= James Sutherland Cotton =

British writer and editor (1847–1918)

James Sutherland Cotton (born 17 July 1847 at Coonoor, Madras; died 10 July 1918 at Salisbury) was a British intellectual. He edited The Academy and the wrote and compiled various books and publications on Indian life and history.

==Biography==
He was the third son of Joseph John Cotton, of the Madras Civil Service, his mother being a daughter of James Minchin, Master in Equity of the Supreme Court at Madras. Henry Cotton, the liberal MP, was his brother. After being at school successively at Magdalen College School and Brighton College, he went to Winchester, in 1860, and became a colleger there in the following year and in 1867, he was elected a scholar of Trinity College, Oxford, where he graduated in 1870, after a first-class in Classical Moderations and a first in 'Literæ Humaniores'. From 1871 to 1874 he was a Fellow and Lecturer of Queen's College. Among his Oxford friends and contemporaries were E. W. B. Nicholson, Bodley's Librarian, F. T. Richards, first of Queen's and afterwards of Trinity, and Grant Allen of Merton, and he was in pronounced sympathy with the rather uncompromising views of that academic and philosophic Liberalism which had set in strongly years before.
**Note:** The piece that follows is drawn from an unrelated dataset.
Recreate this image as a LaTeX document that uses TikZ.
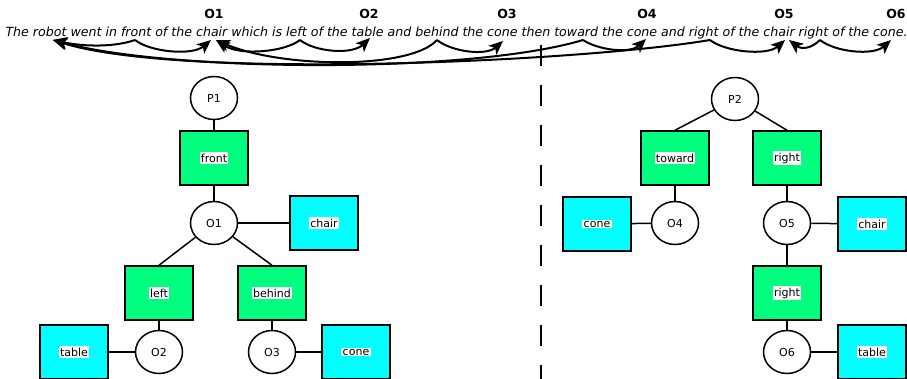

In 1874 he was called to the Bar of Lincoln's Inn, and in 1881 he began the editing of The Academy, a critical journal, which under his guidance became noted for its signed reviews and scholarly criticism. After 15 years of editorship, Cotton left it to other hands.

For many years he was the principal assistant of William Wilson Hunter in his manifold literary undertakings in exposition of Indian life and history. He helped Hunter to compile the first general gazetteer of India, published in nine volumes in 1881, and to revise and expand it in a second edition of 14 volumes in 1885–87. His chief work in the last few years was the cataloguing of the European manuscripts relating to India in the India Office Library.

Cotton and Isabella, daughter of John Carter, of Clifton, Bristol, were married in 1873. She survived him.